After leaving school, Rashid travelled and sought employment, ending up in Cameron Highlands, Pahang. While working odd jobs there, he befriended a Christian missionary who taught him to speak basic English. He furthered his proficiency in the language via correspondence courses. Later, Rashid returned to Gopeng and worked at a French-owned power station. While employed at the power station, he studied basic electrics and eventually obtained a first-class electrical chargeman certificate.

He started a family with Hamidah binti Abdul Rashid, a village girl in 1938. They had 4 children, 3 sons and a daughter. His second marriage was in 1959, with Selamah binti Abdullah, a comrade and party cadet. They were gifted another daughter.

==Involvement in politics==
Rashid was also active in the trade unions, which led him to join the CPM as the party's first Malay member. In his memoir, Memoir Rashid Maidin: Daripada Perjuangan Bersenjata Kepada Perdamaian (The Memoirs of Rashid Maidin: From Armed Struggle to Peace), Rashid justified his decision to join the CPM due to the party's strong anti-imperialist stance. CPM was amongst the first anti-colonial movements in Malaya. Ever since his youth, Rashid was inspired by the story of Maharajalela's anti-colonial resistance against the British in Perak. In 1939 he began to get involved with the Malayan Communist Party (CPM) and soon after in 1941, he became an official member of the party. He was renowned for being the first Malay to join the CPM.

In 1941, the Imperial Japanese Army invaded and occupied Malaya. The CPM, of which Rashid was one of their highest-ranking Malay leaders, organised armed resistance via the Malayan People's Anti-Japanese Army (MPAJA). At the end of the anti-Japanese resistance, he met Abdullah CD.

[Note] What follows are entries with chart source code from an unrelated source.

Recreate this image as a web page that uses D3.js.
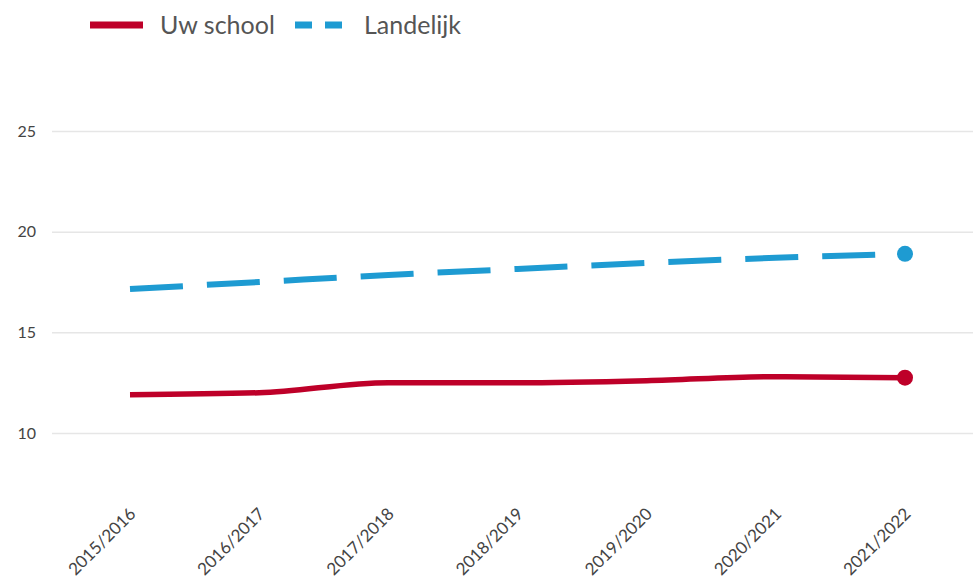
<!DOCTYPE html>
<html>
<head>
<meta charset="utf-8">
<script src="https://cdn.jsdelivr.net/npm/d3@7"></script>
<style>
  body { margin: 0; background: #fff; }
  text { font-family: Lato, "Open Sans", sans-serif; }
</style>
</head>
<body>
<script>
// data
var years = ['2015/2016', '2016/2017', '2017/2018', '2018/2019', '2019/2020', '2020/2021', '2021/2022'];
var school = [11.9, 12.0, 12.5, 12.5, 12.6, 12.8, 12.75];
var landelijk = [17.15, 17.5, 17.85, 18.15, 18.45, 18.7, 18.9];
var yTicks = [10, 15, 20, 25];

var W = 973, H = 587;
var svg = d3.select('body').append('svg').attr('width', W).attr('height', H);

var x = d3.scalePoint().domain(years).range([130, 905]);
var y = d3.scaleLinear().domain([10, 25]).range([433, 131]);

// gridlines + y labels
var yAxis = svg.append('g').attr('transform', 'translate(52,0)')
  .call(d3.axisLeft(y).tickValues(yTicks).tickSize(-(W - 52)).tickPadding(16));
yAxis.select('.domain').remove();
yAxis.selectAll('.tick line').attr('stroke', '#e6e6e6').attr('stroke-width', 1.5);
yAxis.selectAll('.tick text').attr('fill', '#444').attr('font-size', 16);

// x labels
var xAxis = svg.append('g').attr('transform', 'translate(0,433)')
  .call(d3.axisBottom(x).tickSize(0));
xAxis.select('.domain').remove();
xAxis.selectAll('.tick text')
  .attr('fill', '#444').attr('font-size', 17)
  .attr('text-anchor', 'end')
  .attr('dy', 0)
  .attr('transform', 'translate(4,80) rotate(-45)');

var line = d3.line()
  .x(function(d, i) { return x(years[i]); })
  .y(function(d) { return y(d); })
  .curve(d3.curveMonotoneX);

svg.append('path').datum(landelijk)
  .attr('d', line).attr('fill', 'none')
  .attr('stroke', '#1e9bd2').attr('stroke-width', 6)
  .attr('stroke-dasharray', '53,24');
svg.append('circle')
  .attr('cx', x(years[6])).attr('cy', y(landelijk[6])).attr('r', 8)
  .attr('fill', '#1e9bd2');

svg.append('path').datum(school)
  .attr('d', line).attr('fill', 'none')
  .attr('stroke', '#be0029').attr('stroke-width', 5.5);
svg.append('circle')
  .attr('cx', x(years[6])).attr('cy', y(school[6])).attr('r', 8)
  .attr('fill', '#be0029');

// legend
var lg = svg.append('g');
lg.append('line').attr('x1', 90).attr('x2', 143).attr('y1', 25).attr('y2', 25)
  .attr('stroke', '#be0029').attr('stroke-width', 7);
lg.append('text').attr('x', 160).attr('y', 34).attr('font-size', 25)
  .attr('fill', '#555').text('Uw school');
lg.append('line').attr('x1', 295).attr('x2', 346).attr('y1', 25).attr('y2', 25)
  .attr('stroke', '#1e9bd2').attr('stroke-width', 7)
  .attr('stroke-dasharray', '17,13');
lg.append('text').attr('x', 364).attr('y', 34).attr('font-size', 25)
  .attr('fill', '#555').text('Landelijk');
</script>
</body>
</html>
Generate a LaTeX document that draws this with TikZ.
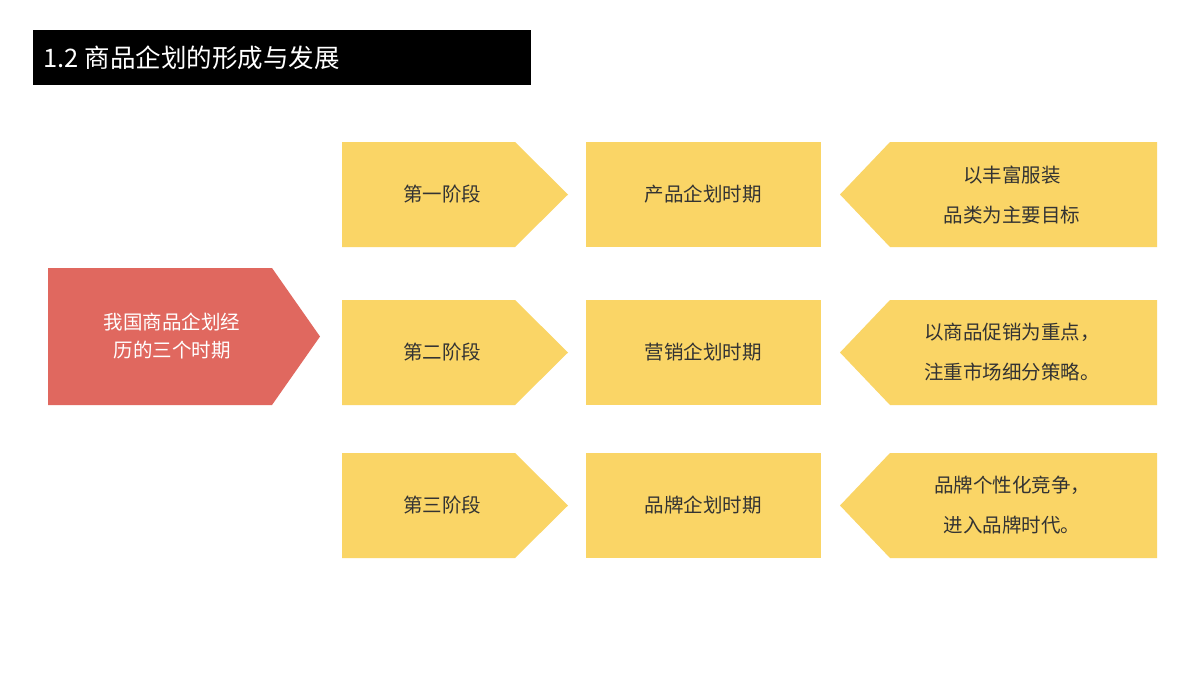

After the return of British rule, the CPM continued its armed insurrection, this time against the British colonial government, via its new militant wing, the Malayan National Liberation Army (MNLA). Rashid was entrusted by CPM leader Chin Peng to lead the MNLA's Malay-dominated 10th Regiment alongside Abdullah CD. In 1947, he was one of the representatives from the CPM to attend a council communist party meeting in London. This meeting was participated by communist movements within the colonial country to discuss their strategy to resist British colonialism for the right of independence. CPM's armed insurrection led the British to declare a state of emergency, lasting from 1948 to 1960. In July 1948, he was captured by the British in Sungai Manik, Perak. He was subsequently jailed for 3 and a half years. In early 1952, Rashid succeeded in freeing himself, and in late 1952, he met his companion, Abdullah CD, in Pahang. Afterwards in 1953, together with the 10th Regiment, he retreated to the borders of Malaysia-Thailand. He was wounded in his leg during a battle against the British.

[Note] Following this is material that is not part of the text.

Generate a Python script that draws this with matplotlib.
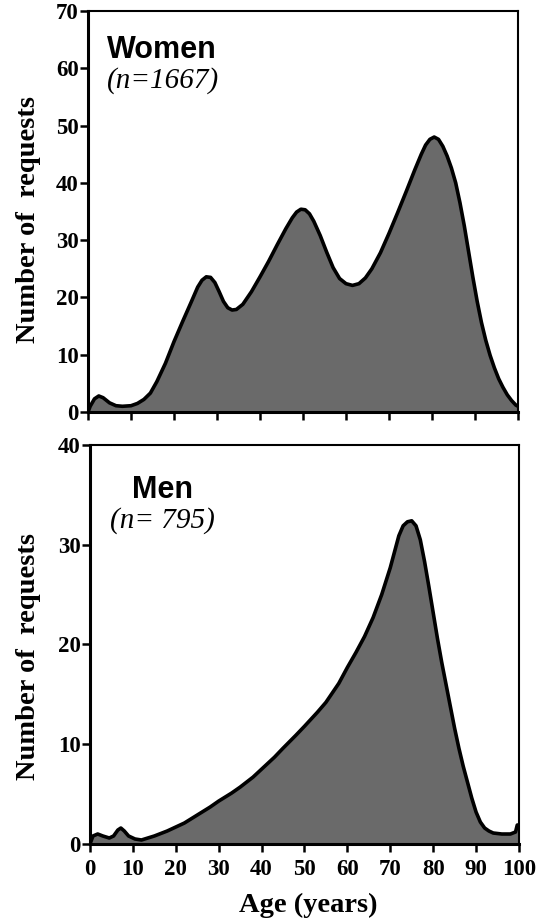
import matplotlib
matplotlib.use("Agg")
import matplotlib.pyplot as plt

# Women: age (years) vs number of requests
women_age = [0, 0.5, 1.5, 2.5, 3.5, 5, 6.5, 8, 10, 11.5, 13, 14.5, 16, 18, 20, 22, 24,
             25.5, 26.5, 27.5, 28.5, 29.5, 30.5, 31.5, 32.5, 33.5, 34.5, 36, 38, 40,
             42, 44, 46, 47.5, 48.5, 49.5, 50.5, 51.5, 52.5, 54, 55.5, 57, 58.5, 60,
             61.5, 63, 64.5, 66, 68, 70, 72, 74, 76, 77.5, 78.5, 79.5, 80.5, 81.5,
             82.5, 83.5, 84.5, 85.5, 86.5, 87.5, 88.5, 89.5, 90.5, 91.5, 92.5, 93.5,
             94.5, 95.5, 96.5, 97.5, 98.5, 99.5, 100]
women_req = [0, 1.0, 2.3, 2.8, 2.5, 1.6, 1.1, 1.0, 1.1, 1.5, 2.2, 3.3, 5.3, 8.5, 12.3,
             15.8, 19.2, 21.8, 23.0, 23.6, 23.5, 22.6, 21.0, 19.3, 18.2, 17.8, 17.9,
             18.8, 21.0, 23.6, 26.3, 29.2, 32.0, 33.9, 34.9, 35.4, 35.3, 34.6, 33.3,
             30.8, 27.9, 25.2, 23.3, 22.4, 22.1, 22.4, 23.4, 25.0, 27.8, 31.2, 34.8,
             38.5, 42.3, 45.0, 46.6, 47.6, 48.0, 47.6, 46.4, 44.7, 42.6, 40.0, 36.5,
             32.5, 28.0, 23.5, 19.3, 15.6, 12.5, 9.9, 7.7, 5.8, 4.3, 3.0, 2.0, 1.2, 1.0]

# Men
men_age = [0, 0.7, 1.8, 3, 4.5, 5.5, 6.5, 7.2, 8, 9, 10.5, 12, 15, 18, 20, 22, 25, 28,
           30, 33, 35, 38, 40, 43, 45, 48, 50, 53, 55, 58, 60, 62, 64, 66, 68, 70, 71,
           72, 73, 74, 75, 76, 77, 78, 79, 80, 81, 82, 83, 84, 85, 86, 87, 88, 89, 90,
           91, 92, 93, 94, 96, 98, 99.2, 99.6, 100]
men_req = [0, 0.8, 1.0, 0.8, 0.6, 0.8, 1.4, 1.6, 1.3, 0.8, 0.5, 0.4, 0.8, 1.3, 1.7,
           2.1, 2.9, 3.7, 4.3, 5.1, 5.7, 6.7, 7.5, 8.7, 9.6, 10.9, 11.8, 13.2, 14.2,
           16.1, 17.7, 19.2, 20.8, 22.7, 25.0, 27.7, 29.3, 30.9, 31.9, 32.3, 32.4,
           31.9, 30.5, 28.3, 25.8, 23.2, 20.6, 18.2, 16.0, 13.8, 11.6, 9.6, 7.8, 6.2,
           4.6, 3.2, 2.2, 1.6, 1.3, 1.1, 1.0, 1.0, 1.2, 1.9, 1.9]

panels = [
    ("Women", "(n=1667)", women_age, women_req, 70, [0, 10, 20, 30, 40, 50, 60, 70]),
    ("Men", "(n= 795)", men_age, men_req, 40, [0, 10, 20, 30, 40]),
]

fill_color = "#6a6a6a"
serif = ["Liberation Serif", "DejaVu Serif"]
sans = ["Liberation Sans", "DejaVu Sans"]

fig = plt.figure(figsize=(5.42, 9.24), dpi=100)
ax_top = fig.add_axes([0.1624, 0.5541, 0.7934, 0.434])
ax_bot = fig.add_axes([0.166, 0.0866, 0.7915, 0.4318])

for ax, (name, ntext, ages, reqs, ymax, yticks) in zip([ax_top, ax_bot], panels):
    ax.fill_between(ages, reqs, 0, color=fill_color, linewidth=0)
    ax.plot(ages, reqs, color="black", lw=2.6, solid_joinstyle="round",
            solid_capstyle="round")
    ax.set_xlim(0, 100)
    ax.set_ylim(0, ymax)
    ax.set_yticks(yticks)
    ax.set_xticks(range(0, 101, 10))
    for s in ["left", "bottom"]:
        ax.spines[s].set_linewidth(2.2)
    for s in ["top", "right"]:
        ax.spines[s].set_linewidth(1.5)
    ax.tick_params(direction="out", length=6, width=1.8)
    ax.tick_params(axis="y", pad=0.5)
    ax.tick_params(axis="x", pad=5)
    for lab in ax.get_yticklabels() + ax.get_xticklabels():
        lab.set_fontfamily(serif)
        lab.set_fontweight("bold")
        lab.set_fontsize(16.5)
    ax.set_ylabel("Number of  requests", fontfamily=serif, fontweight="bold",
                  fontsize=20.5)

ax_top.tick_params(axis="x", labelbottom=False)
ax_top.yaxis.set_label_coords(-0.109, 0.479)
ax_bot.yaxis.set_label_coords(-0.114, 0.471)

ax_top.text(0.044, 0.883, "Women", transform=ax_top.transAxes, fontfamily=sans,
            fontweight="bold", fontsize=22, va="baseline")
ax_top.text(0.044, 0.808, "(n=1667)", transform=ax_top.transAxes, fontfamily=serif,
            fontstyle="italic", fontsize=21, va="baseline")
ax_bot.text(0.168, 0.867, "Men", transform=ax_bot.transAxes, fontfamily=sans,
            fontweight="bold", fontsize=22, va="baseline", ha="center")
ax_bot.text(0.168, 0.792, "(n= 795)", transform=ax_bot.transAxes, fontfamily=serif,
            fontstyle="italic", fontsize=21, va="baseline", ha="center")

fig.text(308 / 542, 1 - 912 / 924, "Age (years)", fontfamily=serif,
         fontweight="bold", fontsize=20.5, ha="center", va="baseline")

fig.savefig("out.png", dpi=100)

In 1955, the CPM attempted to negotiate peace with the colonial government. Rashid was a member of the CPM delegation at the Baling Talks, which were held in the town of Baling, Kedah. After the collapse of the talks, the CPM continued its insurrection. Between 1961 and 1972, he led the 10th Regiment of the National Liberation Army's Special Unit at the borders of Kedah-Thailand. However, due to government anti-insurrection measures, CPM's guerilla struggle gradually waned and eventually ended in the signing of a peace treaty with the Malaysian government in Haadyai, Thailand in 1989. Rashid was again a CPM delegate to the peace treaty.

In January 2006, 500 former members of the Malayan Communist party were granted Thai citizenship. In the past, Rashid had failed to acquire Malaysian citizenship, like many other ex-communists living in Southern Thailand. However, a stipulation in the treaty signed disallowed former senior CPM leaders from returning to Malaysia; hence, Rashid settled for a quiet, post-guerrilla life in Southern Thailand. He died on 1 September 2006 in Si Sakhon, Narathiwat, and was buried after the Friday prayers on the same day.